The fatest woman, Canada’s Melissa Bishop had to settle for fourth. 27 years old at the time and highly marketable, Bishop had the chance to become a global ambassador for Nike – a lucrative and life-changing achievement. But that was all taken away when she failed to secure a medal. The emotional toll on her, after a life time of training, had been enormous, said Eriksson.
Eriksson recently spoke out about the events of that day to Reduxx. He told the independent media outlet that lawyers acting for the Canadian Olympic Committee threatened him if he voiced misgivings about the result.
According to Reddux, most women, including elite female athletes, have natural testosterone levels of 0.12 to 1.79 nanomoles per liter (nmol/L), but Semenya has male gonads producing a normal level of testosterone for a male. In 2011, Semenya was measured as having 15.6 and 29.3 nmol/L.
World Athletics recently moved to ban trans women from women’s athletics, but for DSD athletes they simply put a testosterone limit of 2.5 nmol/L. in place.

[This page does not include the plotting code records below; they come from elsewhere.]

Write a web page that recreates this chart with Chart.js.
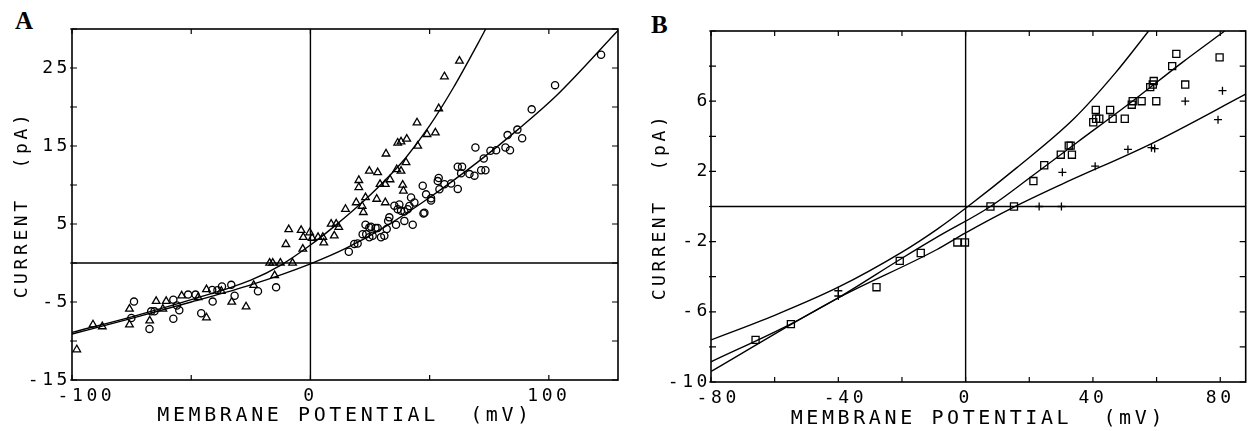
<!DOCTYPE html>
<html>
<head>
<meta charset="utf-8">
<script src="https://cdn.jsdelivr.net/npm/chart.js@4"></script>
<style>
  html, body { margin: 0; padding: 0; background: #fff; width: 1249px; height: 431px; overflow: hidden; }
  canvas { position: absolute; top: 0; }
  .tag { position: absolute; font: bold 25px/25px "Liberation Serif", "DejaVu Serif", serif; color: #000; }
</style>
</head>
<body>
<div class="tag" style="left:15px;top:8px">A</div>
<div class="tag" style="left:651px;top:12px">B</div>
<canvas id="chart-a" style="left:0" width="625" height="431"></canvas>
<canvas id="chart-b" style="left:625px" width="627" height="431"></canvas>
<script>
// --- panel A: membrane potential (mV) vs current (pA) ---
const aTriangles = [
  [-98, -11.1], [-91.2, -7.9], [-87.3, -8.15], [-75.9, -5.9], [-75.9, -7.9], [-67.4, -7.4],
  [-64.7, -4.9], [-61.9, -5.9], [-60.5, -4.9], [-54, -4.2], [-47.1, -4.4], [-43.6, -3.4],
  [-43.6, -7.0], [-37.4, -3.6], [-33, -5.0], [-27, -5.6], [-23.8, -2.85], [-15, -1.6],
  [-17.1, 0], [-15.8, 0], [-12.6, 0], [-7.5, 0], [-10.3, 2.4], [-9.1, 4.3], [-3.9, 4.2],
  [-3.2, 1.8], [-3.0, 3.3], [-0.3, 3.9], [0.7, 3.2], [3.2, 3.3], [5.6, 2.6], [5.2, 3.3],
  [8.7, 5.0], [10.8, 5.0], [11.9, 4.6], [10, 3.5], [14.7, 6.9], [19.2, 7.75], [22.2, 6.5],
  [21.7, 7.3], [20.3, 10.6], [20.3, 9.7], [24.7, 11.8], [23.1, 8.4], [27.8, 8.2], [28.2, 11.6],
  [29.2, 10.1], [31.4, 7.75], [31.4, 10.1], [33.4, 10.7], [31.7, 14.0], [36.2, 12.0], [38, 11.8],
  [38.7, 10.0], [39, 9.25], [36.6, 15.4], [38, 15.55], [40.4, 15.9], [40.1, 12.9], [45, 15.0],
  [48.9, 16.5], [52.4, 16.7], [44.7, 18.0], [53.8, 19.8], [56.2, 23.9], [62.5, 25.9]
];
const aCircles = [
  [-74, -4.95], [-75.1, -7.05], [-67.5, -8.45], [-66.8, -6.2], [-65.4, -6.2], [-57.5, -7.15],
  [-57.5, -4.7], [-55, -6.05], [-56, -5.45], [-51.3, -4.05], [-48.2, -4.05], [-45.8, -6.45],
  [-41, -4.95], [-41.2, -3.45], [-37.1, -3.0], [-33.2, -2.8], [-31.8, -4.2], [-39, -3.5],
  [-22, -3.63], [-14.4, -3.12],
  [16.1, 1.45], [18.4, 2.45], [19.8, 2.5], [21.9, 3.7], [23.4, 3.7], [23.1, 4.9], [24.7, 4.55],
  [25.4, 4.65], [27.3, 4.5], [28.2, 4.5], [24.7, 3.3], [26.1, 3.5], [29.6, 3.3], [31, 3.5],
  [32, 4.35], [32.6, 5.4], [33.1, 5.85], [35.9, 4.9], [35.2, 7.35], [36.6, 6.9], [38, 6.7],
  [39.4, 6.6], [40.8, 6.9], [39.4, 5.4], [42.9, 4.9], [42.2, 8.4], [43.6, 7.75], [37.3, 7.5],
  [41.5, 7.3], [47.4, 6.35], [50.6, 8.0], [47.1, 9.9], [47.8, 6.45], [48.5, 8.8], [50.6, 8.3],
  [53.4, 10.5], [54.1, 9.45], [56.2, 10.1], [59, 10.2], [61.8, 9.5], [61.8, 12.35], [63.6, 12.35],
  [66.7, 11.4], [68.8, 11.2], [69.2, 14.8], [63.2, 11.5], [53.8, 10.9], [71.6, 11.9], [73.4, 11.9],
  [72.7, 13.4], [75.5, 14.4], [77.9, 14.45], [81.8, 14.8], [83.7, 14.45], [82.7, 16.4],
  [86.8, 17.1], [88.8, 16.0], [92.8, 19.7], [102.6, 22.8], [121.9, 26.7]
];
const aTriangleFit = [
  [-100, -8.9], [-75, -6.9], [-50, -4.7], [-25, -2.2], [-12, -0.2], [0, 2.3], [10, 4.7],
  [20, 7.3], [30, 10.2], [40, 13.5], [50, 17.6], [60, 22.5], [70, 28.0], [73.5, 30]
];
const aCircleFit = [
  [-100, -9.1], [-75, -7.1], [-50, -5.0], [-25, -2.8], [0, -0.1], [15, 1.9], [30, 4.4],
  [50, 8.4], [70, 12.9], [87, 17.1], [103, 21.4], [129, 29.8]
];

// --- panel B ---
const bSquares = [
  [-66, -7.6], [-54.9, -6.7], [-28, -4.6], [-20.7, -3.1], [-14.1, -2.65], [-2.6, -2.05], [-0.2, -2.05],
  [7.8, 0], [15.2, 0], [21.3, 1.45], [24.7, 2.35], [29.9, 2.95], [33.4, 2.95], [32.4, 3.47],
  [33, 3.47], [40.1, 4.8], [41, 5.0], [42, 5.0], [40.9, 5.5], [45.4, 5.5], [46.2, 5.0],
  [50, 5.0], [52.2, 5.8], [52.5, 6.0], [55.3, 6.0], [59.9, 6.0], [58, 6.8], [58.8, 6.95],
  [59.1, 7.15], [64.9, 8.0], [66.2, 8.7], [69, 6.95], [79.8, 8.5]
];
const bCrosses = [
  [-40, -4.8], [-40, -5.1], [23.1, 0], [30.1, 0], [30.4, 1.95], [40.7, 2.3], [51, 3.25],
  [58.4, 3.35], [59.4, 3.3], [69, 6.0], [80.7, 6.6], [79.3, 4.95]
];
const bFitSteep = [
  [-80, -7.6], [-60, -6.2], [-40, -4.6], [-20, -2.6], [-9, -1.3], [0, -0.1], [16, 2.2],
  [34, 5.0], [47, 7.6], [57.5, 10]
];
const bFitMiddle = [
  [-80, -8.85], [-55, -6.7], [-40, -5.2], [-20, -2.95], [-9, -1.75], [7.8, 0], [21, 1.75],
  [35, 3.65], [52.4, 6.0], [68, 8.2], [81.4, 10]
];
const bFitShallow = [
  [-80, -9.4], [-41, -5.3], [-9, -2.45], [0, -1.5], [15, -0.05], [30, 1.25], [58.6, 3.6], [88, 6.4]
];

const TICK_FONT = { family: 'DejaVu Sans Mono', size: 18 };
const X_TITLE_FONT = { family: 'DejaVu Sans Mono', size: 20 };
const Y_TITLE_FONT = { family: 'DejaVu Sans Mono', size: 18 };

const toXY = arr => arr.map(([x, y]) => ({ x, y }));

// frame, zero lines and inward tick marks, all placed through the chart's scales
const plotFrame = {
  id: 'plotFrame',
  beforeDraw(chart) { chart.ctx.letterSpacing = '3.6px'; },
  beforeDatasetsDraw(chart) {
    const { ctx, chartArea: a, scales: { x, y } } = chart;
    const x0 = x.getPixelForValue(0), y0 = y.getPixelForValue(0);
    ctx.save();
    ctx.strokeStyle = '#000';
    ctx.lineWidth = 1.4;
    ctx.beginPath();
    ctx.moveTo(x0, a.top); ctx.lineTo(x0, a.bottom);
    ctx.moveTo(a.left, y0); ctx.lineTo(a.right, y0);
    ctx.stroke();
    ctx.restore();
  },
  afterDatasetsDraw(chart) {
    const { ctx, chartArea: a, scales: { x, y } } = chart;
    ctx.save();
    ctx.strokeStyle = '#000';
    ctx.lineWidth = 1.6;
    ctx.strokeRect(a.left, a.top, a.right - a.left, a.bottom - a.top);
    ctx.lineWidth = 1.2;
    ctx.beginPath();
    x.ticks.forEach(t => {
      const px = x.getPixelForValue(t.value);
      ctx.moveTo(px, a.bottom); ctx.lineTo(px, a.bottom - 5);
      ctx.moveTo(px, a.top); ctx.lineTo(px, a.top + 5);
    });
    y.ticks.forEach(t => {
      const py = y.getPixelForValue(t.value);
      ctx.moveTo(a.left - 2, py); ctx.lineTo(a.left + 5, py);
      ctx.moveTo(a.right, py); ctx.lineTo(a.right - 6, py);
    });
    ctx.stroke();
    ctx.restore();
  }
};

function pointSet(data, style, radius) {
  return {
    data: toXY(data), showLine: false, pointStyle: style, pointRadius: radius,
    pointBorderWidth: 1.3, borderColor: '#000', backgroundColor: 'rgba(0,0,0,0)'
  };
}
function fitLine(data) {
  return {
    data: toXY(data), showLine: true, pointRadius: 0, borderWidth: 1.4,
    borderColor: '#000', backgroundColor: 'rgba(0,0,0,0)', cubicInterpolationMode: 'monotone'
  };
}

function makePanel(canvas, o) {
  return new Chart(canvas, {
    type: 'scatter',
    data: { datasets: o.datasets },
    options: {
      responsive: false,
      animation: false,
      devicePixelRatio: 1,
      layout: { padding: o.padding },
      plugins: { legend: { display: false }, tooltip: { enabled: false } },
      scales: {
        x: {
          type: 'linear', min: o.xMin, max: o.xMax,
          grid: { display: false, drawTicks: false }, border: { display: false },
          ticks: {
            stepSize: o.xStep, includeBounds: false, autoSkip: false, maxRotation: 0,
            padding: 6, color: '#000', font: TICK_FONT, callback: o.xLabel
          },
          title: { display: true, text: 'MEMBRANE POTENTIAL  (mV)', color: '#000', font: X_TITLE_FONT,
                   padding: { top: 0, bottom: o.xTitlePad } },
          afterFit: s => { s.height = o.xHeight; }
        },
        y: {
          type: 'linear', min: o.yMin, max: o.yMax,
          grid: { display: false, drawTicks: false }, border: { display: false },
          ticks: {
            stepSize: o.yStep, includeBounds: false, autoSkip: false,
            padding: o.yTickPad, color: '#000', font: TICK_FONT, callback: o.yLabel
          },
          title: { display: true, text: 'CURRENT  (pA)', color: '#000', font: Y_TITLE_FONT,
                   padding: { top: o.yTitlePad, bottom: 0 } },
          afterFit: s => { s.width = o.yWidth; }
        }
      }
    },
    plugins: [plotFrame]
  });
}

// negative x labels sit a little right of their tick in the original
const xLabelText = (v, lead) => (v < 0 ? lead + String(v) : String(v));

makePanel(document.getElementById('chart-a'), {
  datasets: [
    pointSet(aTriangles, 'triangle', 4.4),
    pointSet(aCircles, 'circle', 3.6),
    fitLine(aTriangleFit),
    fitLine(aCircleFit)
  ],
  padding: { top: 29, right: 7, left: 0, bottom: 0 },
  xMin: -100, xMax: 129, xStep: 50, xHeight: 51, xTitlePad: 3,
  yMin: -15, yMax: 30, yStep: 5, yWidth: 72, yTickPad: 1, yTitlePad: 12,
  xLabel: v => (v % 100 === 0 ? xLabelText(v, '  ') : ''),
  yLabel: v => ((v + 15) % 10 === 0 && v < 30 ? String(v) : '')
});

makePanel(document.getElementById('chart-b'), {
  datasets: [
    pointSet(bSquares, 'rect', 5),
    pointSet(bCrosses, 'cross', 4),
    fitLine(bFitSteep),
    fitLine(bFitMiddle),
    fitLine(bFitShallow)
  ],
  padding: { top: 31, right: 1, left: 0, bottom: 0 },
  xMin: -80, xMax: 88, xStep: 20, xHeight: 49, xTitlePad: 0,
  yMin: -10, yMax: 10, yStep: 2, yWidth: 86, yTickPad: 0, yTitlePad: 25,
  xLabel: v => ((v + 80) % 40 === 0 ? xLabelText(v, ' ') : ''),
  yLabel: v => ((v + 10) % 4 === 0 && v < 10 ? String(v) : '')
});
</script>
</body>
</html>
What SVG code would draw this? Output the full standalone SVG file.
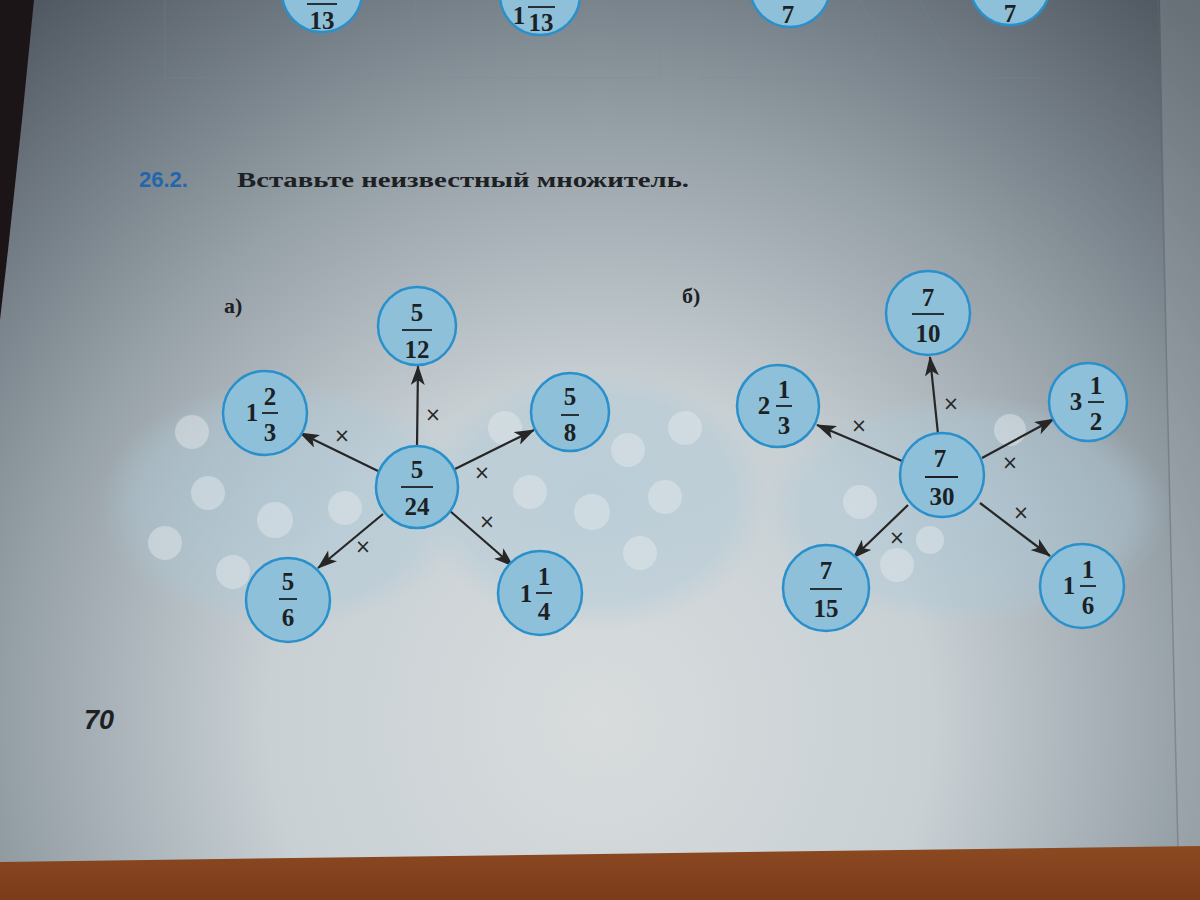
<svg xmlns="http://www.w3.org/2000/svg" width="1200" height="900" viewBox="0 0 1200 900">
  <defs>
    <radialGradient id="page" cx="600" cy="720" r="950" gradientUnits="userSpaceOnUse">
      <stop offset="0" stop-color="#d8dcdd"/>
      <stop offset="0.35" stop-color="#c8d0d4"/>
      <stop offset="0.62" stop-color="#96a0a7"/>
      <stop offset="1" stop-color="#48515a"/>
    </radialGradient>
    <linearGradient id="table" x1="0" y1="0" x2="0" y2="1">
      <stop offset="0" stop-color="#8c4a22"/>
      <stop offset="1" stop-color="#7b3a19"/>
    </linearGradient>
    <radialGradient id="blob" cx="0.5" cy="0.5" r="0.5">
      <stop offset="0" stop-color="#adc9d8" stop-opacity="0.6"/>
      <stop offset="0.8" stop-color="#adc9d8" stop-opacity="0.4"/>
      <stop offset="1" stop-color="#adc9d8" stop-opacity="0"/>
    </radialGradient>
    <marker id="ah" viewBox="0 0 20 14" refX="19" refY="7" markerWidth="20" markerHeight="14" markerUnits="userSpaceOnUse" orient="auto">
      <path d="M0,0 L20,7 L0,14 L5,7 Z" fill="#262626"/>
    </marker>
    <style>
      .node { fill: #8ec1d9; stroke: #2a90cb; stroke-width: 2.5; }
      .num { font-family: "Liberation Serif", "DejaVu Serif", serif; font-size: 25px; font-weight: bold; fill: #1d2124; text-anchor: middle; }
      .bar { stroke: #1d2124; stroke-width: 1.8; }
      .edge { stroke: #262626; stroke-width: 2.2; fill: none; marker-end: url(#ah); }
      .times { font-family: "DejaVu Sans", "Liberation Sans", sans-serif; font-size: 19px; fill: #262626; text-anchor: middle; }
      .dot { fill: #e6ecee; opacity: 0.45; }
      .faint { stroke: #7c8a95; stroke-width: 1; fill: none; opacity: 0.3; }
      .lbl { font-family: "Liberation Serif", "DejaVu Serif", serif; font-size: 22px; font-weight: bold; fill: #1d2124; }
    </style>
  </defs>

  <!-- photo background -->
  <rect x="0" y="0" width="1200" height="900" fill="url(#page)"/>
  <path d="M1160,0 L1200,0 L1200,850 L1177,850 Z" fill="#a4acb0" opacity="0.3"/>
  <path d="M1158,0 L1178,850" stroke="#5e666c" stroke-width="1.5" opacity="0.45"/>
  <path d="M0,0 L34,0 L22,120 L8,250 L0,320 Z" fill="#1c1517"/>
  <path d="M0,862 L1200,846 L1200,900 L0,900 Z" fill="url(#table)"/>

  <!-- faint table from previous exercise -->
  <g id="prev-tables">
    <rect class="faint" x="165" y="-2" width="205" height="80"/>
    <rect class="faint" x="415" y="-2" width="245" height="80"/>
    <path class="faint" d="M700,0 L720,35 L700,78 M860,0 L880,35 L860,78 M700,78 L860,78 M920,0 L960,78 L1040,78"/>
  </g>

  <!-- cut off circles of previous exercise -->
  <g id="prev-1"><circle class="node" cx="322" cy="-8" r="40"/><line class="bar" x1="307" y1="4" x2="337" y2="4"/><text class="num" x="322" y="29">13</text></g>
  <g id="prev-2"><circle class="node" cx="540" cy="-5" r="40"/><line class="bar" x1="528" y1="7" x2="555" y2="7"/><text class="num" x="519" y="24">1</text><text class="num" x="541" y="31">13</text></g>
  <g id="prev-3"><circle class="node" cx="790" cy="-13" r="40"/><text class="num" x="788" y="23">7</text></g>
  <g id="prev-4"><circle class="node" cx="1010" cy="-15" r="40"/><text class="num" x="1010" y="22">7</text></g>

  <!-- background decoration blobs -->
  <g id="decor">
    <ellipse cx="285" cy="505" rx="185" ry="125" fill="url(#blob)"/>
    <ellipse cx="595" cy="500" rx="175" ry="130" fill="url(#blob)"/>
    <ellipse cx="965" cy="510" rx="205" ry="115" fill="url(#blob)"/>
    <circle class="dot" cx="192" cy="432" r="17"/>
    <circle class="dot" cx="208" cy="493" r="17"/>
    <circle class="dot" cx="165" cy="543" r="17"/>
    <circle class="dot" cx="275" cy="520" r="18"/>
    <circle class="dot" cx="345" cy="508" r="17"/>
    <circle class="dot" cx="233" cy="572" r="17"/>
    <circle class="dot" cx="505" cy="428" r="17"/>
    <circle class="dot" cx="530" cy="492" r="17"/>
    <circle class="dot" cx="592" cy="512" r="18"/>
    <circle class="dot" cx="628" cy="450" r="17"/>
    <circle class="dot" cx="685" cy="428" r="17"/>
    <circle class="dot" cx="665" cy="497" r="17"/>
    <circle class="dot" cx="640" cy="553" r="17"/>
    <circle class="dot" cx="860" cy="502" r="17"/>
    <circle class="dot" cx="897" cy="565" r="17"/>
    <circle class="dot" cx="1010" cy="430" r="16"/>
    <circle class="dot" cx="930" cy="540" r="14"/>
  </g>

  <!-- heading -->
  <g id="heading">
    <text x="139" y="187" font-family="'Liberation Sans', Arial, sans-serif" font-weight="bold" font-size="22" fill="#2266ad">26.2.</text>
    <text x="237" y="187" font-family="'Liberation Serif', 'DejaVu Serif', serif" font-weight="bold" font-size="22" fill="#1d2124" textLength="452" lengthAdjust="spacingAndGlyphs">Вставьте неизвестный множитель.</text>
    <text class="lbl" x="224" y="313">а)</text>
    <text class="lbl" x="682" y="303">б)</text>
  </g>

  <!-- connectors -->
  <g id="connectors">
    <line class="edge" x1="417" y1="446" x2="418" y2="366"/>
    <line class="edge" x1="378" y1="471" x2="300" y2="433"/>
    <line class="edge" x1="455" y1="469" x2="534" y2="430"/>
    <line class="edge" x1="383" y1="514" x2="318" y2="568"/>
    <line class="edge" x1="450" y1="511" x2="513" y2="566"/>
    <text class="times" x="433" y="421">×</text>
    <text class="times" x="342" y="442">×</text>
    <text class="times" x="482" y="479">×</text>
    <text class="times" x="363" y="553">×</text>
    <text class="times" x="487" y="528">×</text>

    <line class="edge" x1="938" y1="434" x2="930" y2="357"/>
    <line class="edge" x1="902" y1="461" x2="817" y2="425"/>
    <line class="edge" x1="982" y1="458" x2="1054" y2="419"/>
    <line class="edge" x1="908" y1="505" x2="853" y2="558"/>
    <line class="edge" x1="980" y1="503" x2="1050" y2="556"/>
    <text class="times" x="951" y="410">×</text>
    <text class="times" x="859" y="432">×</text>
    <text class="times" x="1010" y="469">×</text>
    <text class="times" x="897" y="544">×</text>
    <text class="times" x="1021" y="519">×</text>
  </g>

  <!-- diagram a -->
  <g id="a-center"><circle class="node" cx="417" cy="487" r="41"/><text class="num" x="417" y="478">5</text><line class="bar" x1="401" y1="487" x2="433" y2="487"/><text class="num" x="417" y="515">24</text></g>
  <g id="a-top"><circle class="node" cx="417" cy="326" r="39"/><text class="num" x="417" y="321">5</text><line class="bar" x1="402" y1="330" x2="432" y2="330"/><text class="num" x="417" y="358">12</text></g>
  <g id="a-left"><circle class="node" cx="265" cy="413" r="42"/><text class="num" x="252" y="421">1</text><text class="num" x="270" y="405">2</text><line class="bar" x1="262" y1="413" x2="278" y2="413"/><text class="num" x="270" y="441">3</text></g>
  <g id="a-right"><circle class="node" cx="570" cy="412" r="39"/><text class="num" x="570" y="405">5</text><line class="bar" x1="561" y1="415" x2="579" y2="415"/><text class="num" x="570" y="441">8</text></g>
  <g id="a-lowleft"><circle class="node" cx="288" cy="600" r="42"/><text class="num" x="288" y="590">5</text><line class="bar" x1="279" y1="599" x2="297" y2="599"/><text class="num" x="288" y="626">6</text></g>
  <g id="a-lowright"><circle class="node" cx="540" cy="593" r="42"/><text class="num" x="526" y="602">1</text><text class="num" x="544" y="585">1</text><line class="bar" x1="536" y1="593" x2="552" y2="593"/><text class="num" x="544" y="620">4</text></g>

  <!-- diagram b -->
  <g id="b-center"><circle class="node" cx="942" cy="475" r="42"/><text class="num" x="940" y="467">7</text><line class="bar" x1="925" y1="477" x2="958" y2="477"/><text class="num" x="942" y="505">30</text></g>
  <g id="b-top"><circle class="node" cx="928" cy="313" r="42"/><text class="num" x="928" y="306">7</text><line class="bar" x1="912" y1="314" x2="944" y2="314"/><text class="num" x="928" y="342">10</text></g>
  <g id="b-left"><circle class="node" cx="778" cy="406" r="41"/><text class="num" x="764" y="414">2</text><text class="num" x="784" y="398">1</text><line class="bar" x1="776" y1="406" x2="792" y2="406"/><text class="num" x="784" y="434">3</text></g>
  <g id="b-right"><circle class="node" cx="1088" cy="402" r="39"/><text class="num" x="1076" y="410">3</text><text class="num" x="1096" y="394">1</text><line class="bar" x1="1088" y1="402" x2="1104" y2="402"/><text class="num" x="1096" y="430">2</text></g>
  <g id="b-lowleft"><circle class="node" cx="826" cy="588" r="43"/><text class="num" x="826" y="579">7</text><line class="bar" x1="810" y1="589" x2="842" y2="589"/><text class="num" x="826" y="617">15</text></g>
  <g id="b-lowright"><circle class="node" cx="1082" cy="586" r="42"/><text class="num" x="1069" y="594">1</text><text class="num" x="1088" y="578">1</text><line class="bar" x1="1080" y1="586" x2="1096" y2="586"/><text class="num" x="1088" y="614">6</text></g>

  <!-- page number -->
  <text id="page-number" x="84" y="729" font-family="'Liberation Sans', Arial, sans-serif" font-weight="bold" font-style="italic" font-size="27" fill="#1d2124">70</text>
</svg>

Eriksson said this was ‘insufficient’.
‘If you had that level of testosterone as a woman, you’d get a life suspension. 99% of women have under 1 nmol/L of testosterone. It is hypocrisy.’
Eriksson said the problem is not World Athletics, but the International Olympics Committee (IOC) which has a different policy with respect to transgender and DSD athletes.
There are calls to have the 2016 result changed, to disqualify the male winners, and for Bishop to be crowned the rightful champion. Leading the charge is Canadian coach and women’s rights campaigner Linda Blades. When the threats against Eriksson first became public Blades tweeted:
‘Our own country’s leadership would rather sellout to a cult rather than to defend one of our champions – even at the expense of waving GOODBYE to #Olympic Gold!! Sacrificing a woman and her entire career on the alter of #GenderIdeology. Just let that sink in.’
Eriksson told Reduxx he supported Blade’s calls for the IOC to rectify the medal placings.